**BRIEF:** Would you output the whole listing below, exactly as it reads?

**INFORMATION SHOWN:**
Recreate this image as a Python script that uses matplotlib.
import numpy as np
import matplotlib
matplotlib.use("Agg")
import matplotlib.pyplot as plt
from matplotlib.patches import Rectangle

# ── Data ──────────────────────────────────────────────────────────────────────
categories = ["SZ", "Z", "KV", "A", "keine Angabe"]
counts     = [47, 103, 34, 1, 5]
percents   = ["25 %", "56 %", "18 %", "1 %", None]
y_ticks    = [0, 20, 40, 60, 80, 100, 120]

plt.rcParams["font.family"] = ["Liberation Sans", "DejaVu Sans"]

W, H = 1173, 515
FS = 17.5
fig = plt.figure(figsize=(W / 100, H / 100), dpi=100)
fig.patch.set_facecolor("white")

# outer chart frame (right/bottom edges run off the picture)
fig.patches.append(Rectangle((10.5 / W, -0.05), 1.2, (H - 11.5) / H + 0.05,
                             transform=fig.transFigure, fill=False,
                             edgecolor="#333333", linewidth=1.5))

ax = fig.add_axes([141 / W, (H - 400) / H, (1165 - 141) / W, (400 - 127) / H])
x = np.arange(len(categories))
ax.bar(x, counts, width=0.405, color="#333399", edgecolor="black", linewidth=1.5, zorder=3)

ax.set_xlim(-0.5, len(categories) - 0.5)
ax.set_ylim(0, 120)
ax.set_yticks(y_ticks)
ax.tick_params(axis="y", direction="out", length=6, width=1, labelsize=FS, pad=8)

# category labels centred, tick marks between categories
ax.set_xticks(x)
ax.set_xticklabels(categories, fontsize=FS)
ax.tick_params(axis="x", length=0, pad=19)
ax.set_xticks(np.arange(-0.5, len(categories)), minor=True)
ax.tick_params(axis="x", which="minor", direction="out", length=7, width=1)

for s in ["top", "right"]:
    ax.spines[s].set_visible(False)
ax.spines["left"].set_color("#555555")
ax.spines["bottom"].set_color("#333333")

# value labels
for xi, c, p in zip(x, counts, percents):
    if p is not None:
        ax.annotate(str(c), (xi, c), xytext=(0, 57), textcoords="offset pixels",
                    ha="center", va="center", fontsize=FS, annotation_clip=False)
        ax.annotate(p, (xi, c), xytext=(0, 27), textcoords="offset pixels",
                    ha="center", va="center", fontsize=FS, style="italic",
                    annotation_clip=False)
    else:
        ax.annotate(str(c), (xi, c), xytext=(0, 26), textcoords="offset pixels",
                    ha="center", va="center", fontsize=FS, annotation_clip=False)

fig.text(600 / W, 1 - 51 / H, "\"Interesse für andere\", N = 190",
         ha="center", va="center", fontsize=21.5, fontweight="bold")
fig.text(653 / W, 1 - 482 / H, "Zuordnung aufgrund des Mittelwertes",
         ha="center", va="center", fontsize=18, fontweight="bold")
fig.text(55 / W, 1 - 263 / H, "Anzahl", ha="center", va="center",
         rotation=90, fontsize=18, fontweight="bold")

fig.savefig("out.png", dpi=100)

**COMPLETED EXERCISE:**
Recreate this image as a Python script that uses matplotlib.
import numpy as np
import matplotlib
matplotlib.use("Agg")
import matplotlib.pyplot as plt
from matplotlib.patches import Rectangle

# ── Data ──────────────────────────────────────────────────────────────────────
categories = ["SZ", "Z", "KV", "A", "keine Angabe"]
counts     = [47, 103, 34, 1, 5]
percents   = ["25 %", "56 %", "18 %", "1 %", None]
y_ticks    = [0, 20, 40, 60, 80, 100, 120]

plt.rcParams["font.family"] = ["Liberation Sans", "DejaVu Sans"]

W, H = 1173, 515
FS = 17.5
fig = plt.figure(figsize=(W / 100, H / 100), dpi=100)
fig.patch.set_facecolor("white")

# outer chart frame (right/bottom edges run off the picture)
fig.patches.append(Rectangle((10.5 / W, -0.05), 1.2, (H - 11.5) / H + 0.05,
                             transform=fig.transFigure, fill=False,
                             edgecolor="#333333", linewidth=1.5))

ax = fig.add_axes([141 / W, (H - 400) / H, (1165 - 141) / W, (400 - 127) / H])
x = np.arange(len(categories))
ax.bar(x, counts, width=0.405, color="#333399", edgecolor="black", linewidth=1.5, zorder=3)

ax.set_xlim(-0.5, len(categories) - 0.5)
ax.set_ylim(0, 120)
ax.set_yticks(y_ticks)
ax.tick_params(axis="y", direction="out", length=6, width=1, labelsize=FS, pad=8)

# category labels centred, tick marks between categories
ax.set_xticks(x)
ax.set_xticklabels(categories, fontsize=FS)
ax.tick_params(axis="x", length=0, pad=19)
ax.set_xticks(np.arange(-0.5, len(categories)), minor=True)
ax.tick_params(axis="x", which="minor", direction="out", length=7, width=1)

for s in ["top", "right"]:
    ax.spines[s].set_visible(False)
ax.spines["left"].set_color("#555555")
ax.spines["bottom"].set_color("#333333")

# value labels
for xi, c, p in zip(x, counts, percents):
    if p is not None:
        ax.annotate(str(c), (xi, c), xytext=(0, 57), textcoords="offset pixels",
                    ha="center", va="center", fontsize=FS, annotation_clip=False)
        ax.annotate(p, (xi, c), xytext=(0, 27), textcoords="offset pixels",
                    ha="center", va="center", fontsize=FS, style="italic",
                    annotation_clip=False)
    else:
        ax.annotate(str(c), (xi, c), xytext=(0, 26), textcoords="offset pixels",
                    ha="center", va="center", fontsize=FS, annotation_clip=False)

fig.text(600 / W, 1 - 51 / H, "\"Interesse für andere\", N = 190",
         ha="center", va="center", fontsize=21.5, fontweight="bold")
fig.text(653 / W, 1 - 482 / H, "Zuordnung aufgrund des Mittelwertes",
         ha="center", va="center", fontsize=18, fontweight="bold")
fig.text(55 / W, 1 - 263 / H, "Anzahl", ha="center", va="center",
         rotation=90, fontsize=18, fontweight="bold")

fig.savefig("out.png", dpi=100)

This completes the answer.